• Data listing:
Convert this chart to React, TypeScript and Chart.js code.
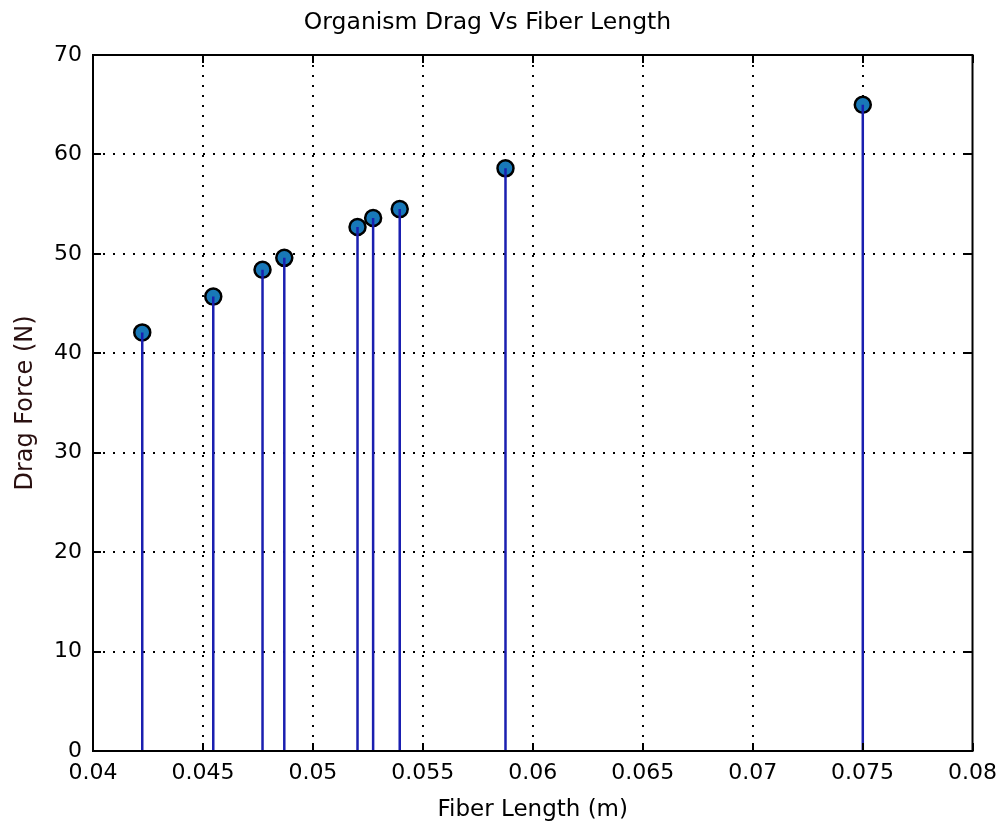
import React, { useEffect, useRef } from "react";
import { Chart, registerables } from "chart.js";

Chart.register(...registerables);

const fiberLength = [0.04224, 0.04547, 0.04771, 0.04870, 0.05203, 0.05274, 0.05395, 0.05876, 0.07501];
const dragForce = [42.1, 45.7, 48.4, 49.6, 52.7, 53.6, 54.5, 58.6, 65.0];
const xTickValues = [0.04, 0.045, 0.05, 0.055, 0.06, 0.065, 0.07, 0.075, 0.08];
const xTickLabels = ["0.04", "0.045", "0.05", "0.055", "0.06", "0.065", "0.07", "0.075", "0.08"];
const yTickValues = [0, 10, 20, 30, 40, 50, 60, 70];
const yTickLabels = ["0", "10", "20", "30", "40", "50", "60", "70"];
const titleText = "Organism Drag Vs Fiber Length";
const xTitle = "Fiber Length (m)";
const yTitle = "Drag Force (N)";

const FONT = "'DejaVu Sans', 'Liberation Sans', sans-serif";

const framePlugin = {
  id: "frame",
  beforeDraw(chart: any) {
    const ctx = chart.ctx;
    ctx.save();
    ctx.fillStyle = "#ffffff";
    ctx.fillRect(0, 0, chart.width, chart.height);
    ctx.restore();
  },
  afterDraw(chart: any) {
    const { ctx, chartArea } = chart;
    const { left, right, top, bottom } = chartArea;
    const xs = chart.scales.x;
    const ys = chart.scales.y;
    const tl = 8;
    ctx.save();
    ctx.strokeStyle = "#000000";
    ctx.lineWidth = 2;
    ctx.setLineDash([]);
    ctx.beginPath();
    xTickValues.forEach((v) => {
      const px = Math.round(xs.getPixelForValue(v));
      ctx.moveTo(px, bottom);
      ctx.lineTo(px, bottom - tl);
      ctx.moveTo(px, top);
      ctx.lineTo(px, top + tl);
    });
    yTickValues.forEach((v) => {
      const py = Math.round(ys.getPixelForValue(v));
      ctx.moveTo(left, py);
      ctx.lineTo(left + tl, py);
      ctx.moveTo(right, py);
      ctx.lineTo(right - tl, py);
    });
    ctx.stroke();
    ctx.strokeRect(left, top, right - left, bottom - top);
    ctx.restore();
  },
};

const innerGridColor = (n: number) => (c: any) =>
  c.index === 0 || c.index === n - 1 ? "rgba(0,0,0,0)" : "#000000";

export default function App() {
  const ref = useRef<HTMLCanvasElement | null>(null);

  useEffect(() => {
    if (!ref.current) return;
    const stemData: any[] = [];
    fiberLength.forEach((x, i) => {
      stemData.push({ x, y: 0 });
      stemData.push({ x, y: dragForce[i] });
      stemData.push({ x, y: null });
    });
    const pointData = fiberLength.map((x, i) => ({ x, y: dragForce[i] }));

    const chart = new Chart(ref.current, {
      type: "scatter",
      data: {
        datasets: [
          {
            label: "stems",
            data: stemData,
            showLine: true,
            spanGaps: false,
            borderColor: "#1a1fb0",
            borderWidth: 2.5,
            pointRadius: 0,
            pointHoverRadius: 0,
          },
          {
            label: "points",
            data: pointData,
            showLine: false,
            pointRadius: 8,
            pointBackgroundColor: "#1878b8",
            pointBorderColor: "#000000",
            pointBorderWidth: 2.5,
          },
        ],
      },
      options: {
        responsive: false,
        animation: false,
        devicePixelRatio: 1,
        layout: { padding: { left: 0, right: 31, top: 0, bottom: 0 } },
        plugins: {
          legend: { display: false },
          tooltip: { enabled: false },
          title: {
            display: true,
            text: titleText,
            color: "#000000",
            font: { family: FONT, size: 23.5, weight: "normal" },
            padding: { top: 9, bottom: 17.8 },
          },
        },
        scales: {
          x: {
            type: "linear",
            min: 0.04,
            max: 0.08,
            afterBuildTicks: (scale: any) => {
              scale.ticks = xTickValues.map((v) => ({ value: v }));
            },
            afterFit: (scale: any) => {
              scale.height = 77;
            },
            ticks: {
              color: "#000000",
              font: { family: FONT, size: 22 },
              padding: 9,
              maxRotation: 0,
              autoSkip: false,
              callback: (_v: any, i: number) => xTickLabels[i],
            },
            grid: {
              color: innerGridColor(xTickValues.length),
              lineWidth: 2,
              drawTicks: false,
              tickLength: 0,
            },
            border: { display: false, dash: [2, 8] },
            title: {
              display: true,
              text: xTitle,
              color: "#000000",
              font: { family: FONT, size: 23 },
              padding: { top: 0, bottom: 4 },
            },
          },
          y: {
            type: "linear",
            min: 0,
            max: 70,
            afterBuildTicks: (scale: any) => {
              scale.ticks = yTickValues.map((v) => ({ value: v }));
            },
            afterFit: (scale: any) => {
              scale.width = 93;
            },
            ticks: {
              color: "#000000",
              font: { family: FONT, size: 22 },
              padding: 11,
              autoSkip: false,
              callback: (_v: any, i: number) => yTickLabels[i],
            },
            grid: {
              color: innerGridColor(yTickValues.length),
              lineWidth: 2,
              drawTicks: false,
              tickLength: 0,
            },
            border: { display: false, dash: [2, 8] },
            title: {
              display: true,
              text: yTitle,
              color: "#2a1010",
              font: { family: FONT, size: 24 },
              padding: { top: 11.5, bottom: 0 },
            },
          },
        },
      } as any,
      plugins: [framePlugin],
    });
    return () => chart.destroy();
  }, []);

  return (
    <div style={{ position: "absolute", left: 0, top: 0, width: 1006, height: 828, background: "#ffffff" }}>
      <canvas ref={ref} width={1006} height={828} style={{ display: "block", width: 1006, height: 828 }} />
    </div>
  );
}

--

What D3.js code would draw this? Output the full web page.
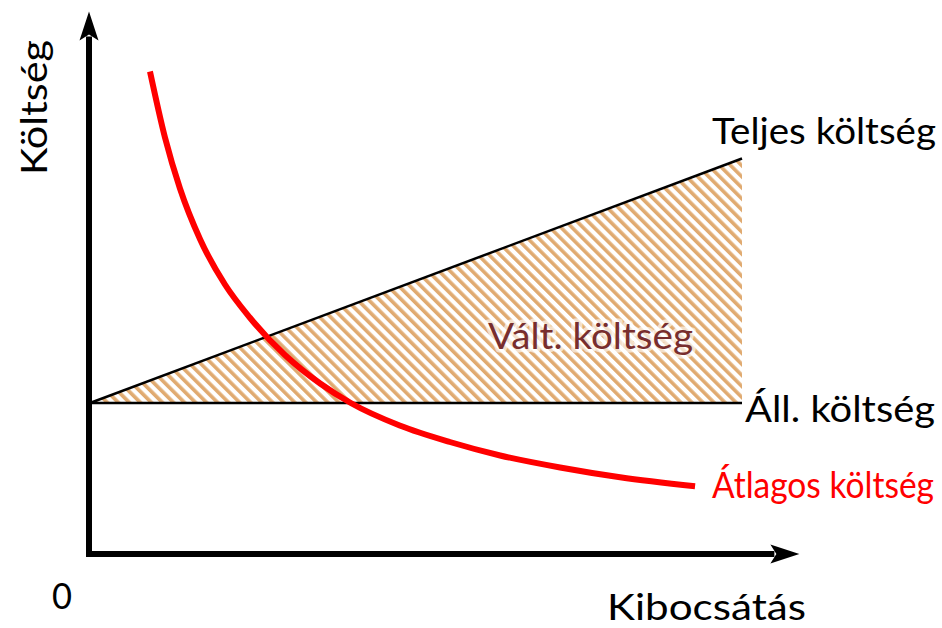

---

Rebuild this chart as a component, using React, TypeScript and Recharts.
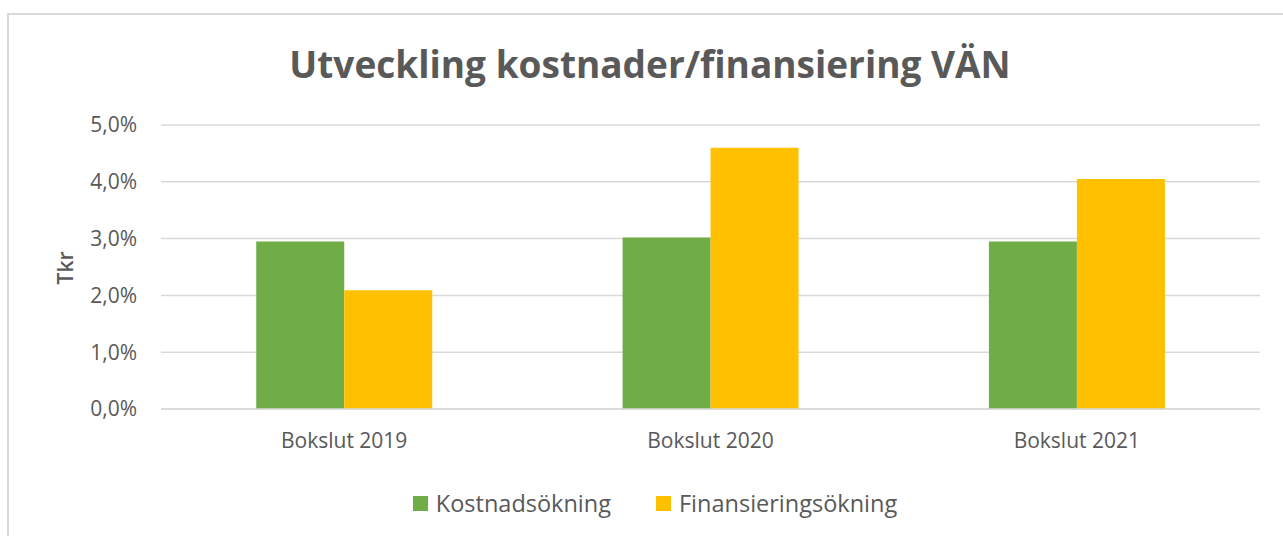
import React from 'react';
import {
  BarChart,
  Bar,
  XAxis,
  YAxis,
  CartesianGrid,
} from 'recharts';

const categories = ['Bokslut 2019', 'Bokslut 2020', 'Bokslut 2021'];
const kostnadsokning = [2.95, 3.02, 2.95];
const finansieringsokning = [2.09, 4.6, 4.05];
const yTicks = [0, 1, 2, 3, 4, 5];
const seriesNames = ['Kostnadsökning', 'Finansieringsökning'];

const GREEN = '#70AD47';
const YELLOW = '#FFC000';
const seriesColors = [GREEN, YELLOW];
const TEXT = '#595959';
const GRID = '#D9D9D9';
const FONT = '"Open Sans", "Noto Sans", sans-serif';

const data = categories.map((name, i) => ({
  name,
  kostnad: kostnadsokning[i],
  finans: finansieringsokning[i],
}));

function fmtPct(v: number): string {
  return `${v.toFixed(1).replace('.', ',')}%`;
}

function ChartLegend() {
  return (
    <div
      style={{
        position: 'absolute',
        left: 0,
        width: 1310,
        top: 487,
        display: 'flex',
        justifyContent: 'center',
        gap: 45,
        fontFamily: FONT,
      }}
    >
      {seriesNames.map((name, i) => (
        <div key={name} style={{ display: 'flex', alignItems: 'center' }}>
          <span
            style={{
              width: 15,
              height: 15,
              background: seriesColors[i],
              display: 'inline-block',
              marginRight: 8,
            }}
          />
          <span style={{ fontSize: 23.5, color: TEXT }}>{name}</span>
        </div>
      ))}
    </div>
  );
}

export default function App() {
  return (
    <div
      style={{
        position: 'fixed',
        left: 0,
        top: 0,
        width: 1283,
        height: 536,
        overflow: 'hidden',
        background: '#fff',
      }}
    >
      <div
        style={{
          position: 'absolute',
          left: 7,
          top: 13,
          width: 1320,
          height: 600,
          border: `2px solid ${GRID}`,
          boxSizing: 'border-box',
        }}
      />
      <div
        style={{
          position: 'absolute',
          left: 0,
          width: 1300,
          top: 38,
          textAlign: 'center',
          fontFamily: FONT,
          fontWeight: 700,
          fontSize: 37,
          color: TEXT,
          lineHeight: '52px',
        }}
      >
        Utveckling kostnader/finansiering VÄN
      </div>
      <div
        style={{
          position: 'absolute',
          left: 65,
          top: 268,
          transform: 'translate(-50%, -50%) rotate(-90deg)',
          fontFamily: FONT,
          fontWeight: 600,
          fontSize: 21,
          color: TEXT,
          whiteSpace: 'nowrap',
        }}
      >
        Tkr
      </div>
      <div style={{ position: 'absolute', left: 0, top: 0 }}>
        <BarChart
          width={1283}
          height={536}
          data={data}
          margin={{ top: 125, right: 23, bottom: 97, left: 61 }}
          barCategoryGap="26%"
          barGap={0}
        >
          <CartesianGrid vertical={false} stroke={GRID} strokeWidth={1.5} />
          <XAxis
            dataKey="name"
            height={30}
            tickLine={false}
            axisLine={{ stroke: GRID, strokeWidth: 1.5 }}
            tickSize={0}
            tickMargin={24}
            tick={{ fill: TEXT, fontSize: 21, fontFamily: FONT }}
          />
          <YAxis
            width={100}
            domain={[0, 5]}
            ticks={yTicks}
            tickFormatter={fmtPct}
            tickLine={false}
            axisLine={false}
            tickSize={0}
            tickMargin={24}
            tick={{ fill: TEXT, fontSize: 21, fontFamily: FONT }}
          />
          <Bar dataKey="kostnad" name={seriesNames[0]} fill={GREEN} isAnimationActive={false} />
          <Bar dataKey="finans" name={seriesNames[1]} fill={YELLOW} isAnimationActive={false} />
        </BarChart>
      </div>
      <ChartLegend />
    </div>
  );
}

• Task directions:
Give the number of lines above that hold the word "this", and nothing more.

• Answer to the problem:
3